Recently, I started working on a business problem, where people want to search relevant material through many sources of documents by asking a question. This can be solved using model such as DrQA, with the data set similar to SQuAD. However, in order to use this model, the training data needs to be in question and answer pairs. This requires a lot of preprocessing to build up a good data set.
So the next thing we did is to use Solr to index the database first, creating links to the source and raw text of the source document. Searching by the question against the content of the Solr database, we first find the relevant document.
Once we find the relevant document, we first try to use machine comprehension function of AllenNLP to find the answer in the document. However, because AllenNLP use attention model, when the document is large ( > 90,000 characters), the model require too much memory.

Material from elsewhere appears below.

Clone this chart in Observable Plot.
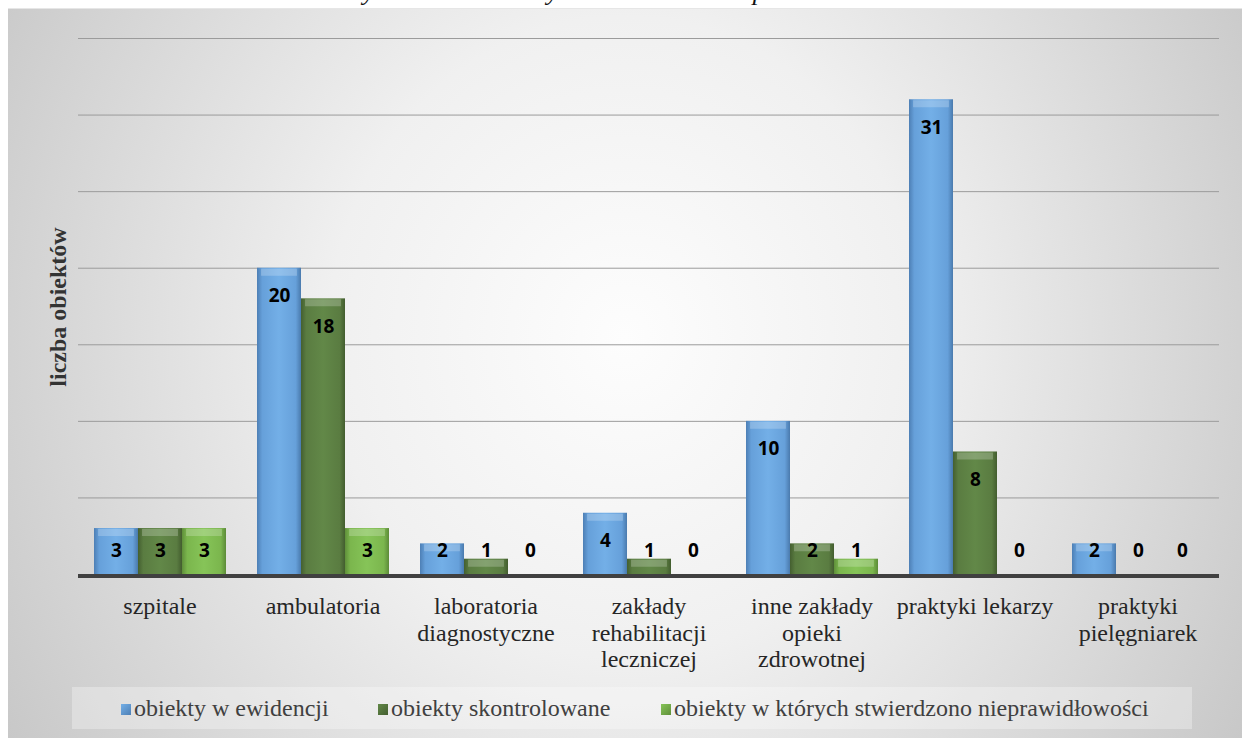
<!DOCTYPE html>
<html><head><meta charset="utf-8">
<script src="https://cdn.jsdelivr.net/npm/d3@7"></script>
<script src="https://cdn.jsdelivr.net/npm/@observablehq/plot@0.6"></script>
<style>
body{margin:0;background:#fff;width:1242px;height:738px;position:relative;overflow:hidden;font-family:'Liberation Serif','Times New Roman',serif;font-weight:400;}
#title{position:absolute;left:0;top:0;width:1242px;height:7px;overflow:hidden;}
#title span{position:absolute;left:160px;top:-21px;font-style:italic;font-size:26px;line-height:26px;white-space:nowrap;color:#111;font-family:'Liberation Serif','Times New Roman',serif;}
#box{position:absolute;left:8px;top:8px;width:1234px;height:730px;overflow:hidden;
 background:radial-gradient(ellipse 60% 110% at 50% 45%, #fdfdfd 0%, #f0f0f0 40%, #c6c6c6 100%);
 border-top:1px solid #e6e6e6;box-sizing:border-box;}
#chart{position:absolute;left:0;top:0;}
#ylabel{position:absolute;left:50px;top:298px;transform:translate(-50%,-50%) rotate(-90deg);white-space:nowrap;font-weight:bold;font-size:24px;color:#333;font-family:'Liberation Serif','Times New Roman',serif;}
#legendband{position:absolute;left:64px;top:678px;width:1120px;height:42px;background:rgba(255,255,255,0.3);}
.li{position:absolute;top:684px;display:flex;align-items:center;font-size:24px;color:#404040;white-space:nowrap;line-height:30px;font-family:'Liberation Serif','Times New Roman',serif;font-weight:400;}
.mk{width:10px;height:11px;margin-right:3px;margin-top:2px;}
</style>
</head><body>
<div id="title"><span>w stosunku do liczby obiektów w których stwierdzono nieprawidłowości</span></div>
<div id="box">
  <div id="chart"></div>
  <div id="ylabel">liczba obiektów</div>
  <div id="legendband"></div>
  <div id="legend"></div>
</div>
<script>
const categories = ["szpitale","ambulatoria","laboratoria diagnostyczne","zakłady rehabilitacji leczniczej","inne zakłady opieki zdrowotnej","praktyki lekarzy","praktyki pielęgniarek"];
const tickLabels = ["szpitale","ambulatoria","laboratoria\ndiagnostyczne","zakłady\nrehabilitacji\nleczniczej","inne zakłady\nopieki\nzdrowotnej","praktyki lekarzy","praktyki\npielęgniarek"];
const series = ["obiekty w ewidencji","obiekty skontrolowane","obiekty w których stwierdzono nieprawidłowości"];
const ewidencja = [3,20,2,4,10,31,2];
const skontrolowane = [3,18,1,1,2,8,0];
const nieprawidlowosci = [3,3,0,0,1,0,0];
const yTicks = [5,10,15,20,25,30,35];

const seriesValues = [ewidencja, skontrolowane, nieprawidlowosci];
const gradIds = ["gBlue","gDark","gLight"];
const gradStops = [
  ["#4d7fb5","#66a0da","#73afe7","#66a0da","#4a7aad"],
  ["#445f30","#5a7c41","#628848","#5a7c41","#435d2f"],
  ["#5f8f3a","#7bb64d","#86c458","#7bb64d","#5c8b38"]
];
const data = categories.flatMap((c,i)=>series.map((s,j)=>({cat:c, series:s, value:seriesValues[j][i], k:j})));

const serif = "'Liberation Serif', 'Times New Roman', serif";
const labelStyle = {fx:"cat", x:"series", text:"value", fontFamily:"'Open Sans', sans-serif", fontWeight:"bold", fontSize:19, fill:"#000"};

const plot = Plot.plot({
  width:1234, height:675,
  marginLeft:67, marginRight:20, marginTop:29, marginBottom:110,
  style:{background:"transparent", fontFamily:serif, overflow:"visible"},
  fx:{domain:categories, padding:0, axis:null},
  x:{domain:series, paddingInner:0, paddingOuter:0.32, axis:null},
  y:{domain:[0,35], axis:null},
  marks:[
    Plot.ruleY(yTicks, {stroke:"#9b9b9b", strokeWidth:1}),
    ...series.map((s,j)=>Plot.barY(data.filter(d=>d.k===j && d.value>0), {fx:"cat", x:"series", y:"value", fill:`url(#${gradIds[j]})`})),
    Plot.tickY(data.filter(d=>d.value>0), {fx:"cat", x:"series", y:"value", stroke:"#ffffff", strokeOpacity:0.22, strokeWidth:7, dy:4, inset:4}),
    Plot.ruleY([0], {stroke:"#404040", strokeWidth:4, dy:1.5}),
    Plot.text(data.filter(d=>d.value>=4), {...labelStyle, y:"value", dy:28}),
    Plot.text(data.filter(d=>d.value<4), {...labelStyle, y:0, dy:-24}),
    Plot.axisFx({anchor:"bottom", tickSize:0, tickPadding:21, fontSize:24, fontFamily:serif, lineHeight:1.1, fill:"#262626", label:null,
      tickFormat:d=>tickLabels[categories.indexOf(d)]})
  ]
});
const svg = plot.tagName.toLowerCase()==="svg" ? plot : plot.querySelector("svg");
const defs = d3.select(svg).insert("defs", ":first-child");
gradIds.forEach((id,j)=>{
  const g = defs.append("linearGradient").attr("id", id).attr("x1","0").attr("x2","1").attr("y1","0").attr("y2","0");
  [0,0.12,0.5,0.88,1].forEach((o,t)=>g.append("stop").attr("offset", o).attr("stop-color", gradStops[j][t]));
});
document.getElementById("chart").appendChild(plot);

const legendLefts = [113, 370, 653];
const legend = document.getElementById("legend");
series.forEach((s,j)=>{
  const item = document.createElement("div");
  item.className = "li";
  item.style.left = legendLefts[j] + "px";
  const mk = document.createElement("span");
  mk.className = "mk";
  mk.style.background = `linear-gradient(135deg, ${gradStops[j][2]}, ${gradStops[j][0]})`;
  const tx = document.createElement("span");
  tx.textContent = s;
  item.appendChild(mk); item.appendChild(tx);
  legend.appendChild(item);
});
</script>
</body></html>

So we tried Google’s Talk to Book approach. Using Universal Sentence Encoder by tensorflow, we separated the document into pages or paragraphs, and find the most similar page or paragraph to our question. This did not work because our question is in a question form and it is structurally different from the source document content. So we can either compare using a statement form to the document, or convert the document into many questions, and find which paragraph is the most similar to our question.
We tried the first option and used a statement to to find the most similar paragraph. It work fine and the 2nd most relevant answer was the one we are looking for. But from a user perspective, we cannot limit the user to not search in a question format. So we used Spacy and filtered out STOP WORDS, which include things like “what”, “how”, “do”, “I” and all the frequent words. This essentially turn question or statement into keywords we can use for search.
Another improvement we made was pulling top 3 most relevant document, parsed every paragraph from those documents and find the most relevant paragraph, regardless of where it came from. In this way, we able to rank the most relevant “paragraph” from multiple sources, and improve the search result as a whole.